/---

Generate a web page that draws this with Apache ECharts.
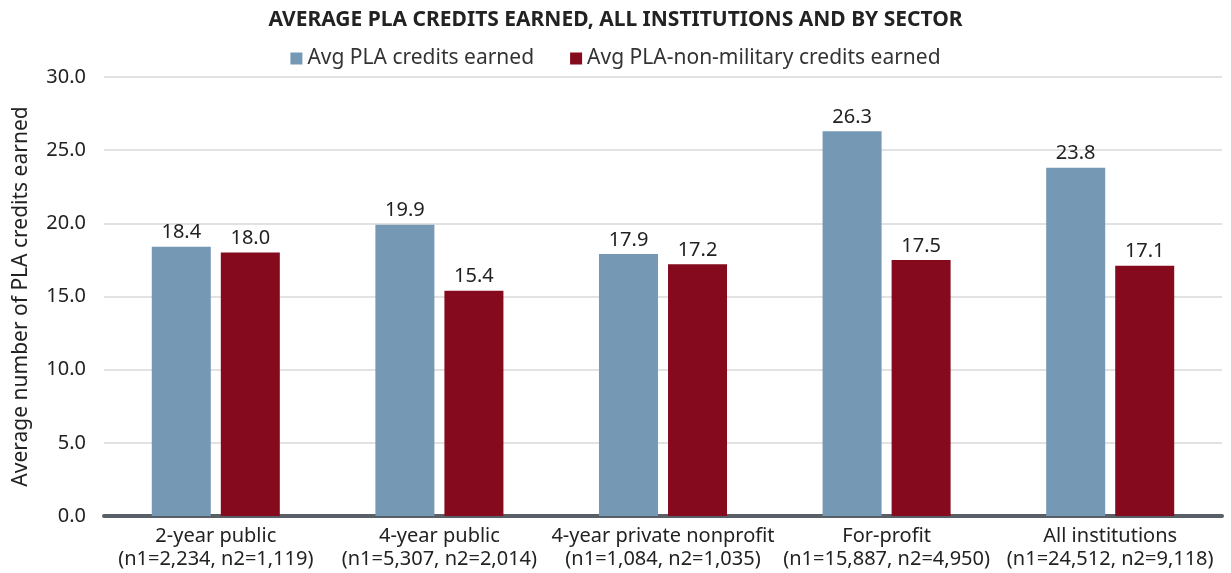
<!DOCTYPE html>
<html>
<head>
<meta charset="utf-8">
<script src="https://cdn.jsdelivr.net/npm/echarts@6/dist/echarts.min.js"></script>
<style>
  html, body { margin: 0; padding: 0; background: #fff; }
  #chart { width: 1231px; height: 573px; }
</style>
</head>
<body>
<div id="chart"></div>
<script>
// categories and values
const sectors = [
    '2-year public\n(n1=2,234, n2=1,119)',
    '4-year public\n(n1=5,307, n2=2,014)',
    '4-year private nonprofit\n(n1=1,084, n2=1,035)',
    'For-profit\n(n1=15,887, n2=4,950)',
    'All institutions\n(n1=24,512, n2=9,118)'
];
const avgPla = [18.4, 19.9, 17.9, 26.3, 23.8];
const avgPlaNonMilitary = [18.0, 15.4, 17.2, 17.5, 17.1];
const seriesNames = ['Avg PLA credits earned', 'Avg PLA-non-military credits earned'];

const FONT = '"Noto Sans", "Open Sans", sans-serif';

let myChart = echarts.init(document.getElementById('chart'));

const barLabel = {
    show: true,
    position: 'top',
    distance: 4,
    color: '#222',
    fontSize: 20,
    fontFamily: FONT,
    formatter: function (p) { return p.value.toFixed(1); }
};

myChart.setOption({
    animation: false,
    textStyle: { fontFamily: FONT },
    title: {
        text: 'AVERAGE PLA CREDITS EARNED, ALL INSTITUTIONS AND BY SECTOR',
        left: 'center',
        top: 5,
        textStyle: { fontSize: 21, fontWeight: 'bold', color: '#222', fontFamily: FONT }
    },
    legend: {
        data: seriesNames,
        top: 43,
        left: 'center',
        itemWidth: 12,
        itemHeight: 12,
        itemGap: 36,
        icon: 'rect',
        textStyle: { fontSize: 21, color: '#333', fontFamily: FONT }
    },
    grid: { left: 104, right: 9, top: 77, bottom: 57 },
    xAxis: {
        type: 'category',
        data: sectors,
        axisTick: { show: false },
        axisLine: { show: true, lineStyle: { color: '#595f66', width: 4 } },
        axisLabel: {
            color: '#222',
            fontSize: 20,
            lineHeight: 23,
            margin: 9,
            interval: 0,
            fontFamily: FONT
        }
    },
    yAxis: {
        type: 'value',
        min: 0,
        max: 30,
        interval: 5,
        name: 'Average number of PLA credits earned',
        nameLocation: 'middle',
        nameGap: 72,
        nameTextStyle: { fontSize: 21, color: '#222', fontFamily: FONT },
        axisLabel: {
            color: '#222',
            fontSize: 20,
            margin: 18,
            fontFamily: FONT,
            formatter: function (v) { return v.toFixed(1); }
        },
        splitLine: { lineStyle: { color: '#d9d9d9', width: 1.5 } },
        axisLine: { show: false },
        axisTick: { show: false }
    },
    series: [
        {
            name: seriesNames[0],
            type: 'bar',
            data: avgPla,
            barWidth: 59,
            barGap: '17%',
            itemStyle: { color: '#7598b5' },
            label: barLabel
        },
        {
            name: seriesNames[1],
            type: 'bar',
            data: avgPlaNonMilitary,
            barWidth: 59,
            barGap: '17%',
            itemStyle: { color: '#850a1e' },
            label: barLabel
        }
    ]
});
</script>
</body>
</html>
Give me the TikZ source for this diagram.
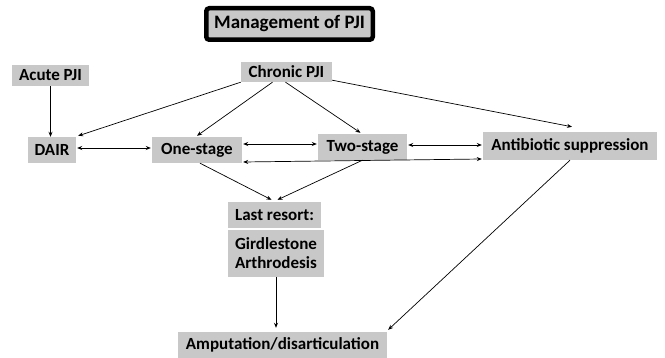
\documentclass[tikz,border=0pt]{standalone}
\usepackage{fontspec}
\setmainfont{Carlito}
\usetikzlibrary{arrows.meta}
\definecolor{boxgray}{RGB}{200,200,200}
\begin{document}
\begin{tikzpicture}[x=1pt,y=-1pt,
  box/.style={fill=boxgray,inner sep=0pt,font=\fontsize{17}{19}\selectfont\bfseries,align=center},
  titlebox/.style={fill=boxgray,draw=black,line width=4.5pt,rounded corners=3pt,inner sep=0pt,font=\fontsize{19}{21}\selectfont\bfseries},
  conn/.style={line width=0.7pt,-{Stealth[length=5pt,width=4pt]}},
  dconn/.style={line width=0.7pt,{Stealth[length=5pt,width=4pt]}-{Stealth[length=5pt,width=4pt]}}]
\useasboundingbox (0,0) rectangle (665,358);
\node[titlebox,minimum width=166.5pt,minimum height=31.5pt] (title) at (289.5,24) {Management of PJI};
\node[box,minimum width=77pt,minimum height=21pt] (acute) at (50.5,75.5) {Acute PJI};
\node[box,minimum width=91pt,minimum height=20pt] (chronic) at (286.5,72) {Chronic PJI};
\node[box,minimum width=48pt,minimum height=26pt] (dair) at (52,150) {DAIR};
\node[box,minimum width=90pt,minimum height=26pt] (one) at (197,150) {One-stage};
\node[box,minimum width=89pt,minimum height=26pt] (two) at (362.5,147) {Two-stage};
\node[box,minimum width=174pt,minimum height=28pt] (anti) at (570,146) {Antibiotic suppression};
\node[box,minimum width=93pt,minimum height=26pt] (last) at (274.5,215) {Last resort:};
\node[box,minimum width=96pt,minimum height=47pt] (gird) at (276,253.5) {Girdlestone\\Arthrodesis};
\node[box,minimum width=209pt,minimum height=26pt] (amp) at (282.5,345) {Amputation/disarticulation};
\draw[conn] (acute.south) -- (acute.south |- dair.north);
\draw[conn] (chronic.south west) -- ([xshift=2pt,yshift=1pt]dair.north east);
\draw[conn] ([xshift=-14pt]chronic.south) -- ([yshift=1pt]one.north);
\draw[conn] ([xshift=-1pt]chronic.south) -- ([xshift=-2pt,yshift=1pt]two.north);
\draw[conn] ([yshift=2pt]chronic.south east) -- ([xshift=2pt,yshift=5pt]anti.north);
\draw[dconn] ([xshift=1pt,yshift=2pt]dair.east) -- ([xshift=-1pt,yshift=2pt]one.west);
\draw[dconn] ([xshift=1pt,yshift=6pt]one.east) -- ([xshift=-1pt,yshift=3pt]two.west);
\draw[dconn] ([xshift=1pt,yshift=2pt]two.east) -- ([xshift=-1pt,yshift=1pt]anti.west);
\draw[dconn] ([xshift=1pt,yshift=-12pt]one.east) -- ([xshift=-1pt,yshift=-13pt]anti.west);
\draw[conn] ([xshift=3pt]one.south) -- ([xshift=-3pt,yshift=2pt]last.north);
\draw[conn] (two.south) -- ([xshift=3pt,yshift=2pt]last.north);
\draw[conn] (gird.south) -- ([yshift=4pt]gird.south |- amp.north);
\draw[conn] (anti.south) -- ([xshift=1pt,yshift=2pt]amp.north east);
\end{tikzpicture}
\end{document}
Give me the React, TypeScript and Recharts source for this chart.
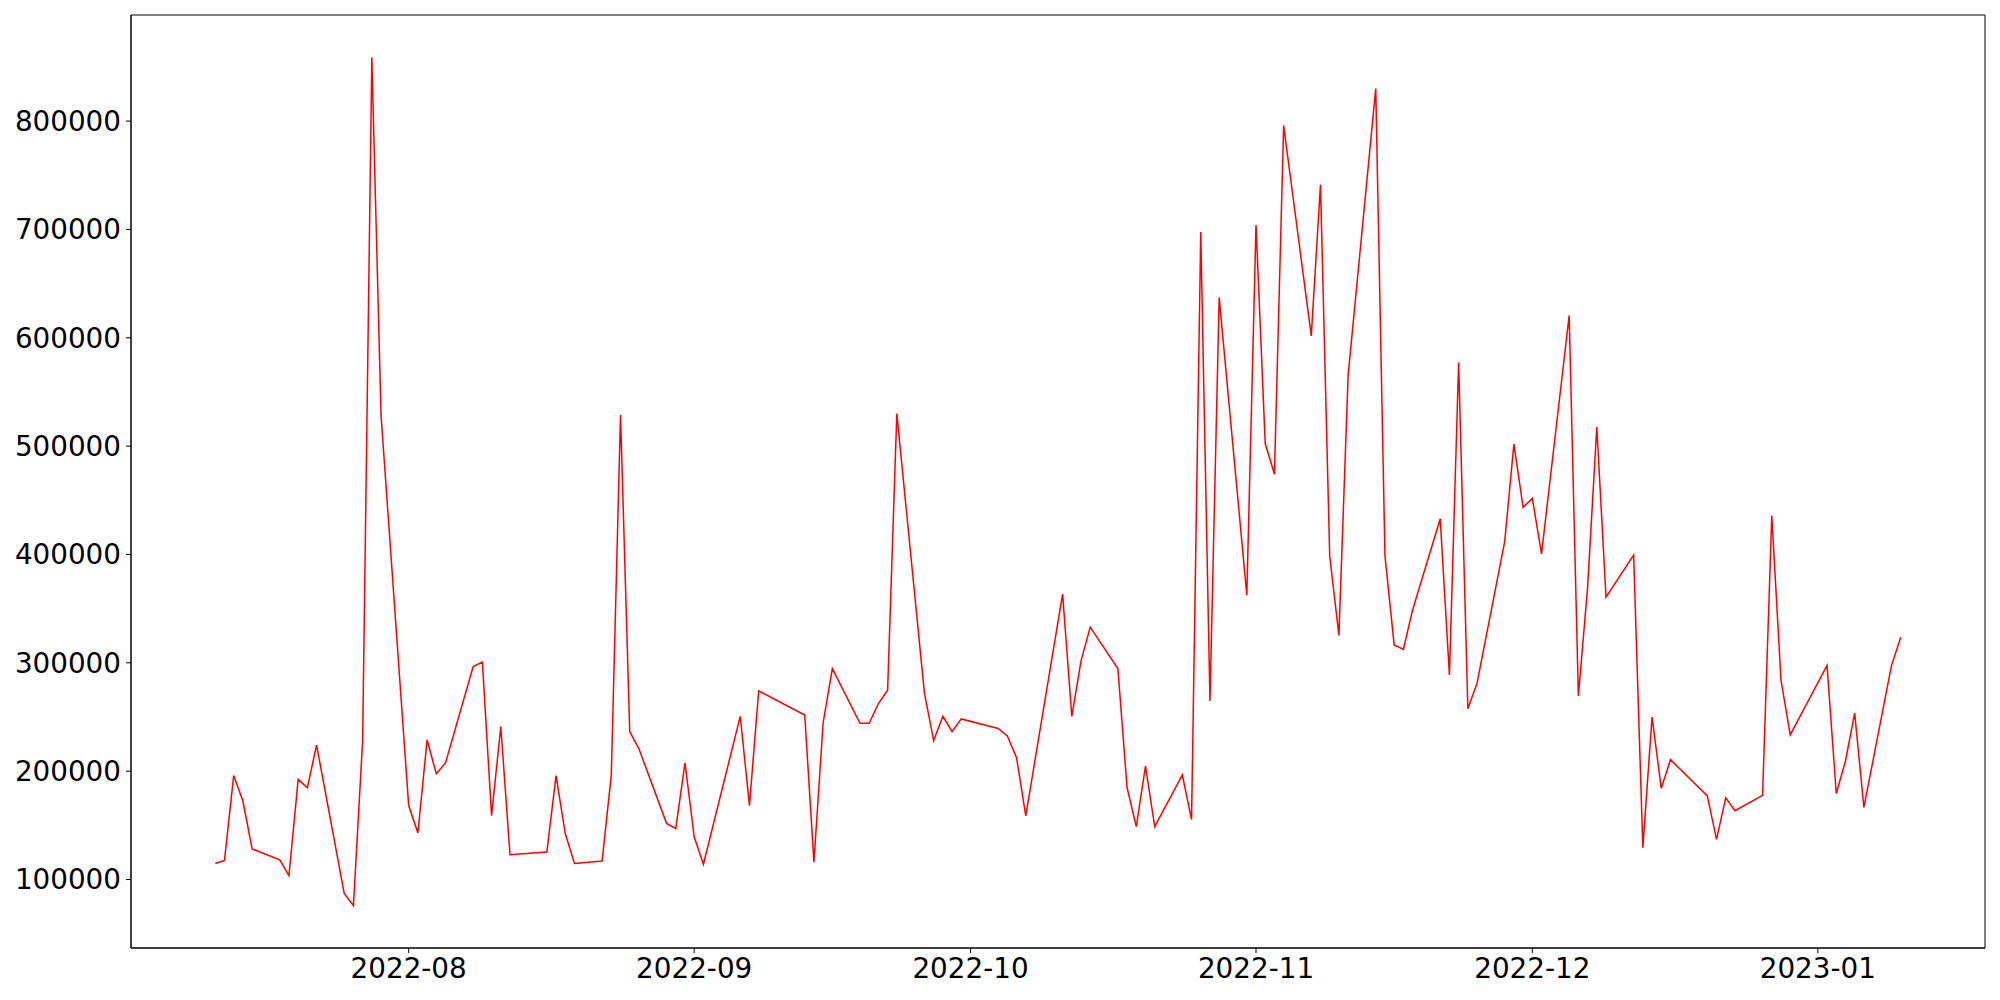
import { Line, LineChart, ReferenceArea, XAxis, YAxis } from "recharts";

// daily values (weekdays, with a few holidays missing)
const dates = [
    "2022-07-11", "2022-07-12", "2022-07-13", "2022-07-14", "2022-07-15",
    "2022-07-18", "2022-07-19", "2022-07-20", "2022-07-21", "2022-07-22",
    "2022-07-25", "2022-07-26", "2022-07-27", "2022-07-28", "2022-07-29",
    "2022-08-01", "2022-08-02", "2022-08-03", "2022-08-04", "2022-08-05",
    "2022-08-08", "2022-08-09", "2022-08-10", "2022-08-11", "2022-08-12",
    "2022-08-16", "2022-08-17", "2022-08-18", "2022-08-19",
    "2022-08-22", "2022-08-23", "2022-08-24", "2022-08-25", "2022-08-26",
    "2022-08-29", "2022-08-30", "2022-08-31", "2022-09-01", "2022-09-02",
    "2022-09-06", "2022-09-07", "2022-09-08",
    "2022-09-13", "2022-09-14", "2022-09-15", "2022-09-16",
    "2022-09-19", "2022-09-20", "2022-09-21", "2022-09-22", "2022-09-23",
    "2022-09-26", "2022-09-27", "2022-09-28", "2022-09-29", "2022-09-30",
    "2022-10-04", "2022-10-05", "2022-10-06", "2022-10-07",
    "2022-10-11", "2022-10-12", "2022-10-13", "2022-10-14",
    "2022-10-17", "2022-10-18", "2022-10-19", "2022-10-20", "2022-10-21",
    "2022-10-24", "2022-10-25", "2022-10-26", "2022-10-27", "2022-10-28",
    "2022-10-31", "2022-11-01", "2022-11-02", "2022-11-03", "2022-11-04",
    "2022-11-07", "2022-11-08", "2022-11-09", "2022-11-10", "2022-11-11",
    "2022-11-14", "2022-11-15", "2022-11-16", "2022-11-17", "2022-11-18",
    "2022-11-21", "2022-11-22", "2022-11-23", "2022-11-24", "2022-11-25",
    "2022-11-28", "2022-11-29", "2022-11-30", "2022-12-01", "2022-12-02",
    "2022-12-05", "2022-12-06", "2022-12-07", "2022-12-08", "2022-12-09",
    "2022-12-12", "2022-12-13", "2022-12-14", "2022-12-15", "2022-12-16",
    "2022-12-20", "2022-12-21", "2022-12-22", "2022-12-23",
    "2022-12-26", "2022-12-27", "2022-12-28", "2022-12-29",
    "2023-01-02", "2023-01-03", "2023-01-04", "2023-01-05", "2023-01-06",
    "2023-01-09", "2023-01-10",
];

const values = [
    114700, 117600, 195900, 172400, 128200,
    118200, 103500, 192400, 184700, 224100,
    87100, 75900, 228200, 858800, 528200,
    168200, 142900, 228800, 197600, 207600,
    296500, 300600, 158800, 241200, 122900,
    125300, 195900, 142400, 114700,
    117100, 196500, 528800, 236500, 220600,
    151800, 147100, 207600, 139400, 114100,
    250600, 168200, 274100,
    251800, 115900, 244700, 294700,
    244100, 244100, 262400, 274700, 530000,
    271800, 228200, 250600, 236500, 248200,
    239400, 232400, 212400, 158800,
    363500, 250600, 301800, 332900,
    294700, 184700, 148800, 204700, 148800,
    196500, 155300, 697600, 264700, 637100,
    362400, 704100, 502400, 474100, 795900,
    601800, 741200, 398800, 325300, 565300,
    830000, 398800, 316500, 312400, 348800,
    432900, 288800, 577100, 257600, 281200,
    411800, 501800, 443500, 451800, 400600,
    620600, 269400, 369400, 517600, 360600,
    399400, 129400, 250000, 184100, 210600,
    177100, 137100, 175300, 163500,
    177600, 435900, 284100, 233500,
    297600, 179400, 209400, 253500, 166500,
    297600, 323500,
];

const monthTicks = [
    "2022-08-01", "2022-09-01", "2022-10-01", "2022-11-01", "2022-12-01", "2023-01-01",
];

const yTicks = [100000, 200000, 300000, 400000, 500000, 600000, 700000, 800000];

const toTime = (d: string) => Date.parse(d + "T00:00:00Z");

const data = dates.map((d, i) => ({ t: toTime(d), value: values[i] }));

// matplotlib-style 5% margins
const tMin = data[0].t;
const tMax = data[data.length - 1].t;
const xPad = (tMax - tMin) * 0.05;
const xDomain: [number, number] = [tMin - xPad, tMax + xPad];

const vMin = Math.min(...values);
const vMax = Math.max(...values);
const yPad = (vMax - vMin) * 0.05;
const yDomain: [number, number] = [vMin - yPad, vMax + yPad];

const tickStyle = {
    fill: "#000",
    fontSize: 27.8,
    fontFamily: "DejaVu Sans",
};

export default function App() {
    return (
        <div
            style={{
                position: "absolute",
                left: 0,
                top: 0,
                width: 2000,
                height: 1000,
                background: "#fff",
            }}
        >
            <LineChart
                width={2000}
                height={1000}
                data={data}
                margin={{ top: 15, right: 15, left: 0, bottom: 0 }}
            >
                <XAxis
                    dataKey="t"
                    type="number"
                    domain={xDomain}
                    allowDataOverflow
                    ticks={monthTicks.map(toTime)}
                    tickFormatter={(t: number) =>
                        new Date(t).toISOString().slice(0, 7)
                    }
                    height={52}
                    tick={tickStyle}
                    tickSize={5}
                    tickMargin={5}
                    axisLine={{ stroke: "#000" }}
                    tickLine={{ stroke: "#000" }}
                />
                <YAxis
                    type="number"
                    domain={yDomain}
                    allowDataOverflow
                    ticks={yTicks}
                    tickFormatter={(v: number) => String(v)}
                    width={131}
                    tick={tickStyle}
                    tickSize={5}
                    tickMargin={5}
                    axisLine={{ stroke: "#000" }}
                    tickLine={{ stroke: "#000" }}
                />
                <ReferenceArea
                    x1={xDomain[0]}
                    x2={xDomain[1]}
                    y1={yDomain[0]}
                    y2={yDomain[1]}
                    fill="none"
                    stroke="#000"
                    strokeWidth={1}
                />
                <Line
                    type="linear"
                    dataKey="value"
                    stroke="#ff0000"
                    strokeWidth={1.5}
                    dot={false}
                    isAnimationActive={false}
                />
            </LineChart>
        </div>
    );
}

\---

**Task prompt:** Which lines above contain the word "with"? Copy each of them.

**The answer:**
Generate a web page that draws this with Apache ECharts.
// daily values (weekdays, with a few holidays missing)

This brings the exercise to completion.